Au reste, cette opinion que je manifeste aujourd’hui sur le grattage des fleurs de lis, et que je manifestais bien plus hautement à cette époque par ma démission, était aussi celle de Casimir Périer.

Le lendemain du jour où les fleurs de lis avaient disparu des voitures du roi, des balcons du Palais-Royal, et même du bouclier de Bayard, tandis que l’effigie d’Henri IV était conservée sur la croix de la Légion d’honneur.
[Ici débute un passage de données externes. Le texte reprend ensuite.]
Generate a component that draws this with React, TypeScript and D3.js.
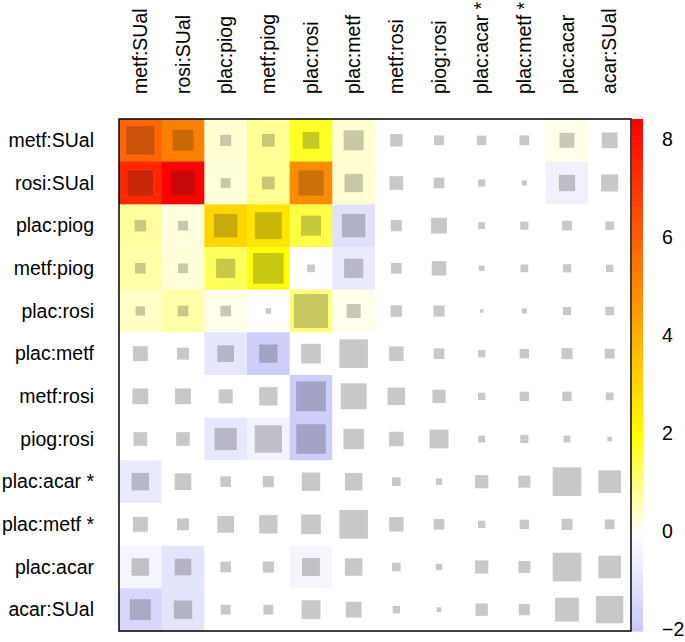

M. Chambolle, le même qui, depuis, créa le journal orléaniste l’Ordre, se présenta chez M. Casimir Périer.

— Eh bien, nom de Dieu ! lui demanda celui-ci, il paraît que le roi sacrifie ses armoiries ? Eh ! f…… ! c’était le lendemain de la révolution qu’il fallait s’y décider ; et je le lui conseillais ; mais non, il ne voulait point alors qu’on les effaçât, ces fleurs de lis auxquelles il tient encore plus que ses aînés. Maintenant, l’émeute passe sous sa fenêtre, et le voilà qui f… son écusson dans le ruisseau !

Ceux qui ont connu l’irascible caractère de Casimir Périer ne s’étonneront pas des fleurs de rhétorique dont ces quelques mots sont ornés.

Maintenant qu’il n’y a plus d’archevêché ni de fleurs de lis, qu’on est en train d’abattre la statue du duc de Berry à Lille, de piller le séminaire de Perpignan, et de détruire les bustes de Louis XVIII et de Charles X à Nîmes, revenons à Antony, qui devait faire, en littérature, une émeute près de laquelle les émeutes que nous venons de citer n’étaient que des jeux d’écoliers en vacances.